Monday, March 4, 2019
What's the Deal About Boundaries?
All around the globe it seems parent issues are the same. Being a parent of a young child can be a challenge, especially if you are not equipped in advance (who is, anyway?). The question often comes down to what boundaries are best for you and your child, and how to deliver those boundaries.
What is a boundary? In this context, a boundary is a limit on some activity. So why would we want to put any limits on our children? If you were walking down the sidewalk with your child and she suddenly was going to jump out into the street, you would want to prevent that. That physical safety boundary for your own child is an important boundary that all parents want for their child.
Boundaries can give a child a sense of security, and sense of being guided and cared for by their parent, and can give an opportunity for self-discovery. I find myself at the boundaries.
To me, equally important are boundaries making other children safe, both physically and emotionally. As parents, I think it is our responsibility to help our child to be with others in as much of an atmosphere of safety as is possible. And if we want to bring boundaries in a way that sticks, we have to understand several features of the young child.
1. The primary way young children learn is by imitating. They copy the example of others. If we want a young child to change a behavior, we have to give the example of the new habit we want to (eventually) see.
2. To learn something, everyone has to do it for themselves. That means we have to lead our horses to water, so that they can drink for themselves.
3. The young child is a creature of habit. As adults, much of our time is spent in habitual activity, perhaps upwards of 40% of our waking time. The young child even more so.
4. How we speak to the child can either support an environment of trust, or become an obstacle to connection.
With the young child, as with all humans, trust develops based on experience, the experience of needs being fulfilled, particularly the needs for safety and connection.

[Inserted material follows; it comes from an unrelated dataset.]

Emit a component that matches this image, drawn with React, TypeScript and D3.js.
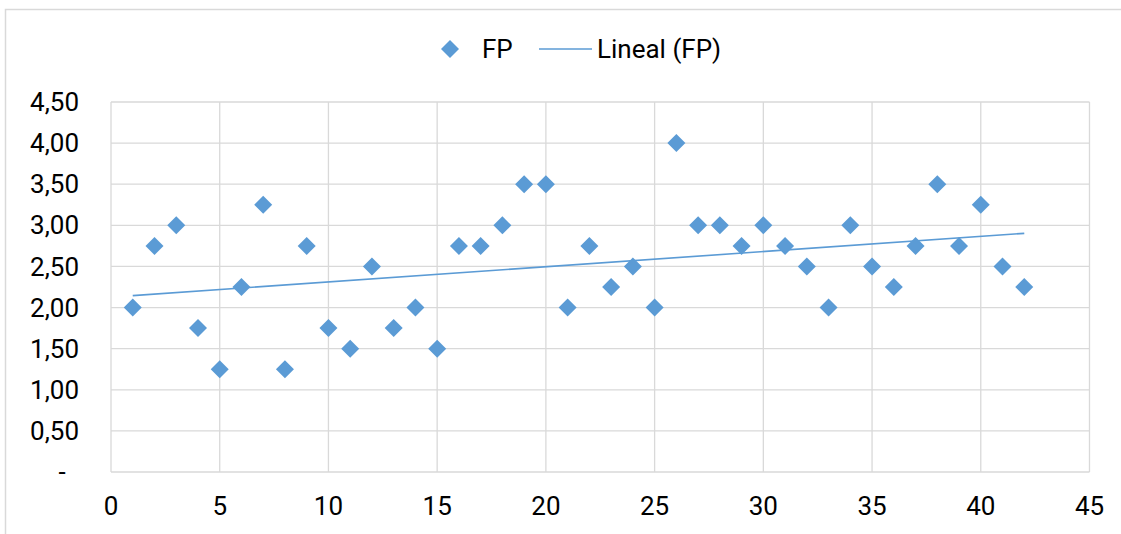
import React from "react";
import * as d3 from "d3";

const xValues = [1,2,3,4,5,6,7,8,9,10,11,12,13,14,15,16,17,18,19,20,21,22,23,24,25,26,27,28,29,30,31,32,33,34,35,36,37,38,39,40,41,42];
const fpValues = [2.0,2.75,3.0,1.75,1.25,2.25,3.25,1.25,2.75,1.75,1.5,2.5,1.75,2.0,1.5,2.75,2.75,3.0,3.5,3.5,2.0,2.75,2.25,2.5,2.0,4.0,3.0,3.0,2.75,3.0,2.75,2.5,2.0,3.0,2.5,2.25,2.75,3.5,2.75,3.25,2.5,2.25];
const xTicks = [0,5,10,15,20,25,30,35,40,45];
const yTicks = [0,0.5,1,1.5,2,2.5,3,3.5,4,4.5];

const COLOR = "#5b9bd5";
const GRID = "#d9d9d9";
const FONT = "Roboto, 'Noto Sans', sans-serif";
const FS = 26;

export default function App() {
  const W = 1121, H = 534;
  const left = 111, right = 1089.5, top = 102, bottom = 472;
  const x = d3.scaleLinear().domain([0, 45]).range([left, right]);
  const y = d3.scaleLinear().domain([0, 4.5]).range([bottom, top]);

  // linear regression (trendline)
  const n = xValues.length;
  const mx = d3.mean(xValues) as number;
  const my = d3.mean(fpValues) as number;
  let sxy = 0, sxx = 0;
  for (let i = 0; i < n; i++) {
    sxy += (xValues[i] - mx) * (fpValues[i] - my);
    sxx += (xValues[i] - mx) ** 2;
  }
  const slope = sxy / sxx;
  const intercept = my - slope * mx;
  const x0 = xValues[0], x1 = xValues[n - 1];
  const trend = d3.line<number>().x((d) => x(d)).y((d) => y(intercept + slope * d));

  const fmt = (v: number) => (v === 0 ? "-" : v.toFixed(2).replace(".", ","));
  const diamond = (cx: number, cy: number, r: number) =>
    `M${cx},${cy - r}L${cx + r},${cy}L${cx},${cy + r}L${cx - r},${cy}Z`;

  return (
    <svg width={W} height={H} style={{ position: "absolute", left: 0, top: 0, background: "#fff" }} fontFamily={FONT}>
      <rect x={5.5} y={9.5} width={1300} height={700} fill="#fff" stroke={GRID} strokeWidth={1.5} />
      {yTicks.map((t) => (
        <line key={"gy" + t} x1={left} x2={right} y1={y(t)} y2={y(t)} stroke={GRID} strokeWidth={1.3} />
      ))}
      {xTicks.map((t) => (
        <line key={"gx" + t} x1={x(t)} x2={x(t)} y1={top} y2={bottom} stroke={GRID} strokeWidth={1.3} />
      ))}
      {yTicks.map((t) => (
        <text
          key={"ty" + t}
          x={t === 0 ? 62 : 79}
          y={y(t)}
          dy="0.35em"
          textAnchor={t === 0 ? "middle" : "end"}
          fontSize={FS}
          fill="#000"
        >
          {fmt(t)}
        </text>
      ))}
      {xTicks.map((t) => (
        <text key={"tx" + t} x={x(t)} y={515} textAnchor="middle" fontSize={FS} fill="#000">
          {t}
        </text>
      ))}
      <path d={trend([x0, x1]) as string} stroke={COLOR} strokeWidth={1.6} fill="none" />
      {xValues.map((xv, i) => (
        <path key={"p" + i} d={diamond(x(xv), y(fpValues[i]), 9)} fill={COLOR} />
      ))}
      <g>
        <path d={diamond(450, 49, 9)} fill={COLOR} />
        <text x={482} y={58} fontSize={FS} fill="#000">FP</text>
        <line x1={539} x2={592} y1={49} y2={49} stroke={COLOR} strokeWidth={1.6} />
        <text x={597} y={58} fontSize={FS} fill="#000">Lineal (FP)</text>
      </g>
    </svg>
  );
}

Human connection gives us the feeling of being loved and being understood.
Here's an example:
A child is playing with a toy and your child notices. She goes over to the child, grabs hold of the toy, and pulls. She knocks the other child down (you can never be sure about intention, so don't assume) and ends up with the toy.
In my experience with these types of interactions, a common response from the child’s parent is:
“It’s bad to take things from others.” Or, “That was not appropriate. How would you feel if he did that to you?”

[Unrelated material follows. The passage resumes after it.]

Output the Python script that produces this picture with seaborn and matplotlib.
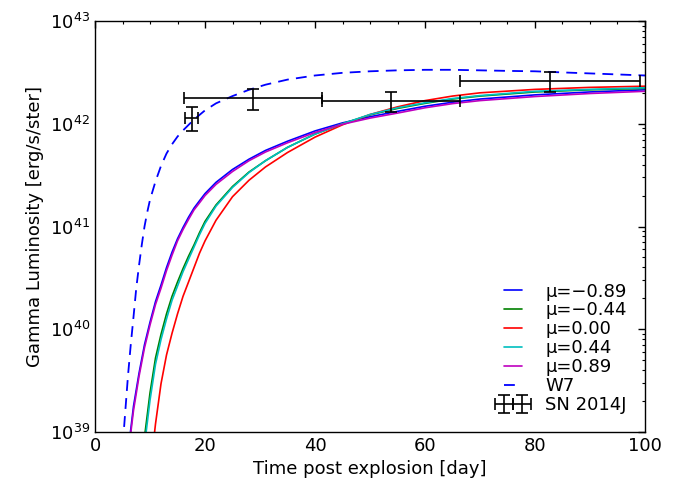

This type of response is somewhere along the spectrum of punishment. Check for yourself. What your child did needs to be corrected, to correct we must scold at least. Perhaps a time-out or a spanking is in order?
When we meet our child’s behavior with any sort of feeling that what she did was wrong or bad, she can feel it even before we speak a word, even before our foot starts tapping and our pointer finger starts waggling. As soon as she senses our “attack,” she shuts down her higher neurological functioning and the reptile brain is in command. The options for a reptile brain response are fight, flight or freeze. Learning a new method is not one of the options when the reptile brain engages. When the reptile brain is engaged, there can be no connection with your child. They are in a defensive mode.
Here are some suggested options, some possible script lines for you:
“It’s his turn now. Your turn is next.”
“He doesn’t like toys to be taken from him.”
“I don’t like when things are taken without asking.”
The first step, though, is an inner step for you, the adult. It is to reframe the situation so feelings of wrongness and blame are not coming toward your child from you. To get there, you have to understand that your child has a habit of taking to get what she wants. There is nothing ‘wrong’ with that because it usually is successful, and we can also understand the habit arose out of a strategy to get what she wants. But the other child does not feel safe, and, in fact, is not safe.
How do we create an environment with healthy boundaries? We as adults can take actions that create an environment where there is more and more safety for the children with each other by working on the habit life of the young children.
Sometimes things unfold in a way we didn’t want, sometimes our child does something we don’t like. When we interact with our child in these situations without judging and blaming the child, with openness to creative solutions, then we weave a fabric of trust and connection between us and our child!
I think one of the secrets of parenting - or being a human being - is not to take things personally, not to frame the world into fault and blame and judgment. One can take up as a practice learning how to try on others’ perspectives, trying to see into what needs they are trying to meet. Then it is easier to stay calm and try to find an effective solution to the challenge at hand.
As adults, I think it is our job to help our child be able to interact with other children so that the other child feels safe with our child. It is our job to teach boundaries for safe social interaction!